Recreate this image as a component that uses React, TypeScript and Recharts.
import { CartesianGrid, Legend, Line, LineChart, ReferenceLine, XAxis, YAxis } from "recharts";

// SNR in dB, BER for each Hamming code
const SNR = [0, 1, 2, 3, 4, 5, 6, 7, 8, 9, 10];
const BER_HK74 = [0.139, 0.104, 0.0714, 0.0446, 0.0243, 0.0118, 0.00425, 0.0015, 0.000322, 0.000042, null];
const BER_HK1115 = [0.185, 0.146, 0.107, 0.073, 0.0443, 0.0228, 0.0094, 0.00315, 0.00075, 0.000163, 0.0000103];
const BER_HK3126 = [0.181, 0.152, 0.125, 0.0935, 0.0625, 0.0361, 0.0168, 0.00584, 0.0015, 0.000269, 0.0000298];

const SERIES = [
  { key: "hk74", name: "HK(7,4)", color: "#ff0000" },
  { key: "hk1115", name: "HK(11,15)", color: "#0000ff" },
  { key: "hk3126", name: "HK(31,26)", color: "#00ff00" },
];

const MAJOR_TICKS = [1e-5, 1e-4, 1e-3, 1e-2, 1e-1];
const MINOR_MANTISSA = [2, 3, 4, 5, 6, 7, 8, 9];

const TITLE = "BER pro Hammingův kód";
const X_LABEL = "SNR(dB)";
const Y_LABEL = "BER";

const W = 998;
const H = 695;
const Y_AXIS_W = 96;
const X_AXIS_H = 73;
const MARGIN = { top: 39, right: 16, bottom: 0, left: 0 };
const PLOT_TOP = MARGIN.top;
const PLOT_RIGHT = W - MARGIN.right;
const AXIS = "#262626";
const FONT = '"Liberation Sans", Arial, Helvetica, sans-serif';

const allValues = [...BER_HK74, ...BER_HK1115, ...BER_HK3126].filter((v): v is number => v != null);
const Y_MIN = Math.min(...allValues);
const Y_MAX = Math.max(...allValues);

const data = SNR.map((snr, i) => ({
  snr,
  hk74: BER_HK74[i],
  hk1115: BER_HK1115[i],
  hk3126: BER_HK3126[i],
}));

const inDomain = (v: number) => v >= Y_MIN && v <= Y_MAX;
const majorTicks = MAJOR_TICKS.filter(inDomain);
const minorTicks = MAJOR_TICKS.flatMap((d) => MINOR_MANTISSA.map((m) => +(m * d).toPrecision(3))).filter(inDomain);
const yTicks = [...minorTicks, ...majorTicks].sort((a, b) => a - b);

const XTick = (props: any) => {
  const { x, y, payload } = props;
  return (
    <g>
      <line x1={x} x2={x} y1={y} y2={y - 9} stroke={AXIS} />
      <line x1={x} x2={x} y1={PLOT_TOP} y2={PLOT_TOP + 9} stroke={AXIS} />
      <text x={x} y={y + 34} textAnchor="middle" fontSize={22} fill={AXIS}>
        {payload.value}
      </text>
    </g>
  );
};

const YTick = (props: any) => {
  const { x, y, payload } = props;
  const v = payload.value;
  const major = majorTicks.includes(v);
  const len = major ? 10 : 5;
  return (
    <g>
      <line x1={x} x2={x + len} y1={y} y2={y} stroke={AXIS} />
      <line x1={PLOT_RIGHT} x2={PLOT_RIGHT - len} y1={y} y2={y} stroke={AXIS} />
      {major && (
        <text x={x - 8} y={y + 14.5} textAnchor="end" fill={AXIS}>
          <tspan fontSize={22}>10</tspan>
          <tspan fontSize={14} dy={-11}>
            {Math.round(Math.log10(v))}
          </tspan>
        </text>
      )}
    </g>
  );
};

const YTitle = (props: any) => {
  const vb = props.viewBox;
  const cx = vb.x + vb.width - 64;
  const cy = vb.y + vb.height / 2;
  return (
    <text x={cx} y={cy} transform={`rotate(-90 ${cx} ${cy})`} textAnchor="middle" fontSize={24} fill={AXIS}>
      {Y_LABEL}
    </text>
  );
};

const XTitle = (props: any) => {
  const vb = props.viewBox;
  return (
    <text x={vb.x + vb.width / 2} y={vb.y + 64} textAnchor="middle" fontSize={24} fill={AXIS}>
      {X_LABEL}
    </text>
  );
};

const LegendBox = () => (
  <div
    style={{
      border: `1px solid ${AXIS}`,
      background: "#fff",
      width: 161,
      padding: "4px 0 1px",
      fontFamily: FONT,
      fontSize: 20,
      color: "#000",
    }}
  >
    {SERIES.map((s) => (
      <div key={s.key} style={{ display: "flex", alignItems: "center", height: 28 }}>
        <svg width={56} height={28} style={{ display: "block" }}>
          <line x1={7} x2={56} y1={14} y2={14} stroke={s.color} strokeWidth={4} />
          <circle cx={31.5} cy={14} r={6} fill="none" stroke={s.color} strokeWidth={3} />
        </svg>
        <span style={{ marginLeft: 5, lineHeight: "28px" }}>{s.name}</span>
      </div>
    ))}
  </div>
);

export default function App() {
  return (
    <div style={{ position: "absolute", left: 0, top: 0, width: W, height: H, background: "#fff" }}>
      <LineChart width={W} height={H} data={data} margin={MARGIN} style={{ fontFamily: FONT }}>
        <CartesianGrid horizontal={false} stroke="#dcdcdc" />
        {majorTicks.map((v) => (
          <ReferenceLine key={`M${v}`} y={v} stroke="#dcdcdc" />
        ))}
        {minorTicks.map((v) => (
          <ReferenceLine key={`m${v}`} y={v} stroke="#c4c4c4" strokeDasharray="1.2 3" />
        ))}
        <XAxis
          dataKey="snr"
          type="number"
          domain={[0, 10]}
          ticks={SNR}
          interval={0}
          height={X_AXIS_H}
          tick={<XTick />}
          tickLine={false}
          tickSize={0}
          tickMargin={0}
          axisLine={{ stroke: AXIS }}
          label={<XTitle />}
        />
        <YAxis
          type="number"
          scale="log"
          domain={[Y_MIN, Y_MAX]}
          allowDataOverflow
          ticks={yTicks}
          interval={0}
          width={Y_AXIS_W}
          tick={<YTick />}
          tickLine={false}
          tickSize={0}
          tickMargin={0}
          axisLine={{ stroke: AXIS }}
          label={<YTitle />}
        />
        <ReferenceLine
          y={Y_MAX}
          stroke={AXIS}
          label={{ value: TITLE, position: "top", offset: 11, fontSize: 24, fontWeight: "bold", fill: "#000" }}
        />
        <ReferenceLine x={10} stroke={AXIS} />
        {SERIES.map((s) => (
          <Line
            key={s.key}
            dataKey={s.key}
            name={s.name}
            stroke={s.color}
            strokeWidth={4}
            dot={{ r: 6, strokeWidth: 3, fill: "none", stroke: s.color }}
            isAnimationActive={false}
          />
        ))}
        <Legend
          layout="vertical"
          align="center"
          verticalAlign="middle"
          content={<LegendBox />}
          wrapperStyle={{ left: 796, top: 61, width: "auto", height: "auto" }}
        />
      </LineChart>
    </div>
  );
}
******************************
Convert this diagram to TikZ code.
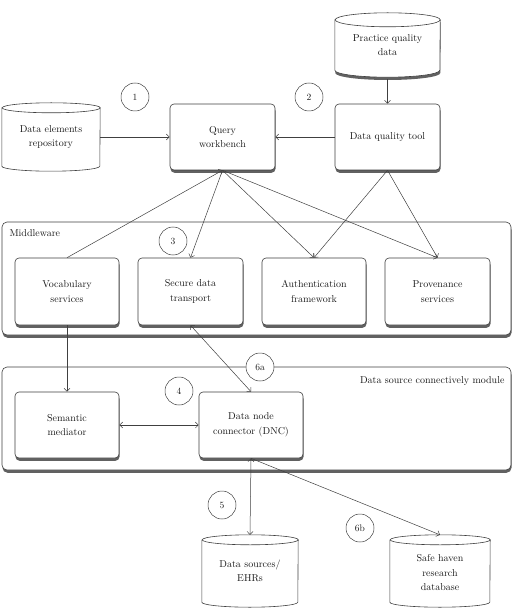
******************************
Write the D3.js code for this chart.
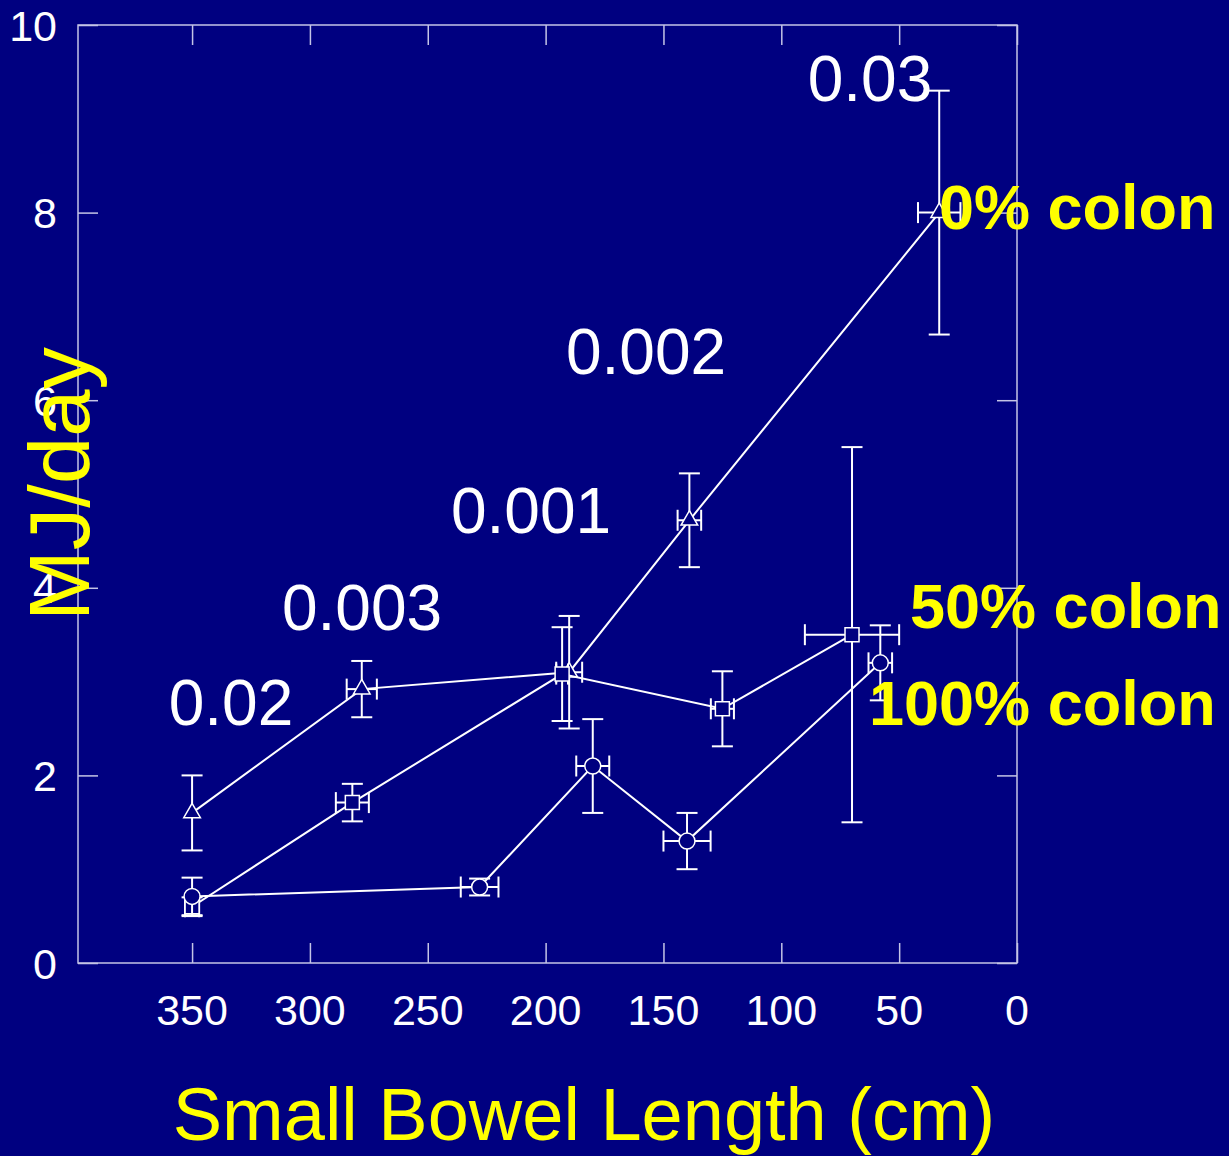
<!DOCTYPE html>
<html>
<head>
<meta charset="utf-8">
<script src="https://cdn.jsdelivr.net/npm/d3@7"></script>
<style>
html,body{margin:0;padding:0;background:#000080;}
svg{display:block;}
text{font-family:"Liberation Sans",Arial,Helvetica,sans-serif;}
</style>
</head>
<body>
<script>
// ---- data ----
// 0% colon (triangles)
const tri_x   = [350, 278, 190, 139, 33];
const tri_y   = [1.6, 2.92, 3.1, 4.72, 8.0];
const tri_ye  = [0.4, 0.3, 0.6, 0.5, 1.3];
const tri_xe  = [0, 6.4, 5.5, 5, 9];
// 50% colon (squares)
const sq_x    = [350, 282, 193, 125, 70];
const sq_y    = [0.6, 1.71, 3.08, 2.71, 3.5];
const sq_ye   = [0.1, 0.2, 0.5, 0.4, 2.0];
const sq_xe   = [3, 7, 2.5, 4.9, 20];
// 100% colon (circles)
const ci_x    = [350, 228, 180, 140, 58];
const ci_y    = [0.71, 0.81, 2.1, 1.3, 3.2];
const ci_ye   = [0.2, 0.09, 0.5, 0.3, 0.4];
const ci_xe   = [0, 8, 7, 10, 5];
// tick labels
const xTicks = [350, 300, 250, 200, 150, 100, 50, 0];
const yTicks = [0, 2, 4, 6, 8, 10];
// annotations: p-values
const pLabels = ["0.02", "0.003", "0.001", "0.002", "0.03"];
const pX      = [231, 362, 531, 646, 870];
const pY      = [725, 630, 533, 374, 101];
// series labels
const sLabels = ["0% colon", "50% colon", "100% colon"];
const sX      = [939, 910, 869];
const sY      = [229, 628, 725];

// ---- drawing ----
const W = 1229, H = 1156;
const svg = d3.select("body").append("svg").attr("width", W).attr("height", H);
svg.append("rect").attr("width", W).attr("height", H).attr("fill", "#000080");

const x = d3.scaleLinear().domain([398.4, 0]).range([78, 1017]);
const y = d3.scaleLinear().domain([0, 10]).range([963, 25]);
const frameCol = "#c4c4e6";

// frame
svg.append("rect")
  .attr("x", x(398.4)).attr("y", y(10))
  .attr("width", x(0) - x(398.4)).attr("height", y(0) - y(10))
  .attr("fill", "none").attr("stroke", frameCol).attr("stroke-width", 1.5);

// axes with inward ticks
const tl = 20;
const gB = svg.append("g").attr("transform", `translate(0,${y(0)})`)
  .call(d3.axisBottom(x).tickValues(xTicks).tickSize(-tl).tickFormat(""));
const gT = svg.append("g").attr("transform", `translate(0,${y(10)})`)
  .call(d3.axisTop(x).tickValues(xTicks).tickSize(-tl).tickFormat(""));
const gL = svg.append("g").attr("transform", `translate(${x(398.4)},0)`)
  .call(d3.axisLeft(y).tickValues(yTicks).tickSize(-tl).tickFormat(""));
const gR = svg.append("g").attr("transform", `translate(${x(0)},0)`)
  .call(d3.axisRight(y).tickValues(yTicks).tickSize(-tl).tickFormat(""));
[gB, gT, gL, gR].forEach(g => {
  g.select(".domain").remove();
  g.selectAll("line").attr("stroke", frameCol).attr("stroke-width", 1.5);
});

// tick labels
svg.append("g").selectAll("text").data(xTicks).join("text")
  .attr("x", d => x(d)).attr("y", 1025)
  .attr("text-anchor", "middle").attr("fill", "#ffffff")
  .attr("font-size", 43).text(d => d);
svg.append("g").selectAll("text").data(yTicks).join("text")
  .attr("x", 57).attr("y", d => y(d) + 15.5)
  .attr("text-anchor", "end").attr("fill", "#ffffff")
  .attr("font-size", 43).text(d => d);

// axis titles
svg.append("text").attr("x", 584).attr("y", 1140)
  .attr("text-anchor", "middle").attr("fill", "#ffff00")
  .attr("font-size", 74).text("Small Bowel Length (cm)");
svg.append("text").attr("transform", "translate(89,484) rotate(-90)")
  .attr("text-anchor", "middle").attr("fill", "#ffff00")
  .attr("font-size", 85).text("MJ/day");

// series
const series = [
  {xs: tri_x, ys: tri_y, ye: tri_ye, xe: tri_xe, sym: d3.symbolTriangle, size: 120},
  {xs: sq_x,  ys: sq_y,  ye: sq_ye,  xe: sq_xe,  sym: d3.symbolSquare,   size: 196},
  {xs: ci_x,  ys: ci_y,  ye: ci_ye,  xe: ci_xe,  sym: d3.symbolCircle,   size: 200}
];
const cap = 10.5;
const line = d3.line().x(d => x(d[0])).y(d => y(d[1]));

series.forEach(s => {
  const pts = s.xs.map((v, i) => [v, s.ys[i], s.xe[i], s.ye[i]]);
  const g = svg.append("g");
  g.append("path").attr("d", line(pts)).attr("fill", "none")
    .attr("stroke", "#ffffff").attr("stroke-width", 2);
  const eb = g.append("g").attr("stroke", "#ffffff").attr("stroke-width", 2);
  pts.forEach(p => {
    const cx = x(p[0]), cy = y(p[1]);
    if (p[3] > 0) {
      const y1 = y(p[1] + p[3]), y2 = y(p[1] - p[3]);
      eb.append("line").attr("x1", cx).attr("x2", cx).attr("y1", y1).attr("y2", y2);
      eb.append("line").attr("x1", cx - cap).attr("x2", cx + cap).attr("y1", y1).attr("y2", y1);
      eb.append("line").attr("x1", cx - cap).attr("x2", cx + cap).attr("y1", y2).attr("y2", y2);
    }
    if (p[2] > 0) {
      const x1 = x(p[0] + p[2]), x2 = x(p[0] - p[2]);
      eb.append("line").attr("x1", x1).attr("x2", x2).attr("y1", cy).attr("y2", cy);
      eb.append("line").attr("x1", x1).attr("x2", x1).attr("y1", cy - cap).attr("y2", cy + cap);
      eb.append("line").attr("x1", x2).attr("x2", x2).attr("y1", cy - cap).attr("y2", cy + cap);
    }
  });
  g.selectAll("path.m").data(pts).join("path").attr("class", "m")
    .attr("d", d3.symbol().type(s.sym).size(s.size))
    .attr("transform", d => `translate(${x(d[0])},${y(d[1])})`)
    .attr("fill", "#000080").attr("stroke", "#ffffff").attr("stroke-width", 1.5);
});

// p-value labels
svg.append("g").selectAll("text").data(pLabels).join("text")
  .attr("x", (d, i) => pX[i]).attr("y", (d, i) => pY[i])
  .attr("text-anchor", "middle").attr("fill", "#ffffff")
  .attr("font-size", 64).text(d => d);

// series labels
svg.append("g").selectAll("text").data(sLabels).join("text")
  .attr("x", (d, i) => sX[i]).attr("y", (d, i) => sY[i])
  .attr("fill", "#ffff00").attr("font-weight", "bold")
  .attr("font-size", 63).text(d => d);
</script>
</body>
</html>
******************************
Reproduce verbatim the lines above, from the line with "Recreate this image" through the line with "Arial, Helvetica, sans-serif';".

Recreate this image as a component that uses React, TypeScript and Recharts.
import { CartesianGrid, Legend, Line, LineChart, ReferenceLine, XAxis, YAxis } from "recharts";

// SNR in dB, BER for each Hamming code
const SNR = [0, 1, 2, 3, 4, 5, 6, 7, 8, 9, 10];
const BER_HK74 = [0.139, 0.104, 0.0714, 0.0446, 0.0243, 0.0118, 0.00425, 0.0015, 0.000322, 0.000042, null];
const BER_HK1115 = [0.185, 0.146, 0.107, 0.073, 0.0443, 0.0228, 0.0094, 0.00315, 0.00075, 0.000163, 0.0000103];
const BER_HK3126 = [0.181, 0.152, 0.125, 0.0935, 0.0625, 0.0361, 0.0168, 0.00584, 0.0015, 0.000269, 0.0000298];

const SERIES = [
  { key: "hk74", name: "HK(7,4)", color: "#ff0000" },
  { key: "hk1115", name: "HK(11,15)", color: "#0000ff" },
  { key: "hk3126", name: "HK(31,26)", color: "#00ff00" },
];

const MAJOR_TICKS = [1e-5, 1e-4, 1e-3, 1e-2, 1e-1];
const MINOR_MANTISSA = [2, 3, 4, 5, 6, 7, 8, 9];

const TITLE = "BER pro Hammingův kód";
const X_LABEL = "SNR(dB)";
const Y_LABEL = "BER";

const W = 998;
const H = 695;
const Y_AXIS_W = 96;
const X_AXIS_H = 73;
const MARGIN = { top: 39, right: 16, bottom: 0, left: 0 };
const PLOT_TOP = MARGIN.top;
const PLOT_RIGHT = W - MARGIN.right;
const AXIS = "#262626";
const FONT = '"Liberation Sans", Arial, Helvetica, sans-serif';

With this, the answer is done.